Thursday, 22 February 2018

Oriental Miscellany

"We're very lucky to get to see something of this quality, aren't we?" said the lady sitting next to me in the audience for the Oriental Miscellany concert at Booth Books on Tuesday evening. It was close to being a full house, in seats set out down the middle of the room upstairs, with the stage by the stairs. They'd managed to get a rather fine harpsichord up there.
The player of the harpsichord was Jane Chapman, professor of harpsichord at the Royal College of Music, accompanied by Yu-Wei Hu on a baroque flute and, for a piece called The Bird-Fancyer's Delight, a much smaller flute to mimic the songs of the sky lark, canary bird, East India nightingale and bullfinch. Yu-Wei Hu has performed all over Europe, with many period chamber ensembles and orchestras - and here they both were, performing in Hay. They've also worked with musicians from Afghanistan, who could recognise some of the original Indian songs the pieces were based on.

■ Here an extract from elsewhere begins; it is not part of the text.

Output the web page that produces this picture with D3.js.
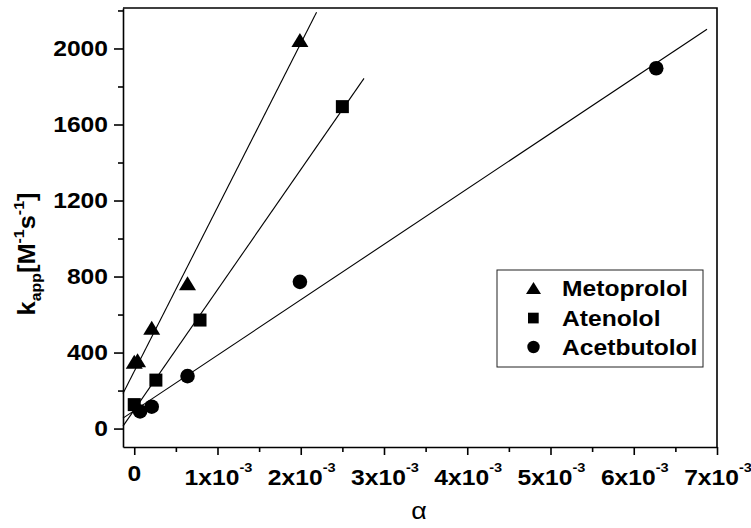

It was a fascinating evening. Around 1789, there was a small colony of British people living in India, mostly working for the East India Company. Some of them were keen musicians, who had begun to collect the music of the Indians they lived amongst and adapt it for Western instruments.
Between the pieces, Jane Chapman read extracts from letters and diaries of women who were living in India - one of whom lamented the effect of the local climate on the tuning of her harpsichord, which sounded as if someone had thrown water all over it in one particularly damp period. Margaret Fowke wrote about persuading Indian musicians to retune their instruments so that she could join in with her harpsichord, and Sophia Plowden also collected music. Songs in various Indian languages were also translated into Persian for the benefit of the Western listeners who could understand it.
In 1789, William Hamilton Bird went to India, collected music which he called the Oriental Miscellany, and arranged it into a sonata - for harpsichord and flute.
They also played popular pieces from Europe which had reached India, including some Old Scots Tunes and some Handel, and they finished of the evening with Bird's Sonata. They really brought to life the social scene in India, where ladies like Sophia and Margaret organised musical parties (some in Indian costume), and gentlemen came home from their work in the offices of the East India Company to play the flute while a young lady played harpsichord. Yu-Wei Hu commented that the flute was usually a gentleman's instrument, because it involved the player pulling faces, which a young lady with marriageable prospects wouldn't have wanted to do!

So now I'm really looking forward to their next concert The Man Hurdy-Gurdy and Me, which will be on Friday 23th March at 7pm in St Mary's Church. As well as a hurdy-gurdy, performers will be playing lute, medieval harp, keyboards, percussion, accordion, oboe, flutes and recorders, combining folk, early music and modern music. Tickets are £14.00 from Booths Bookshop or the Bookshop Cinema.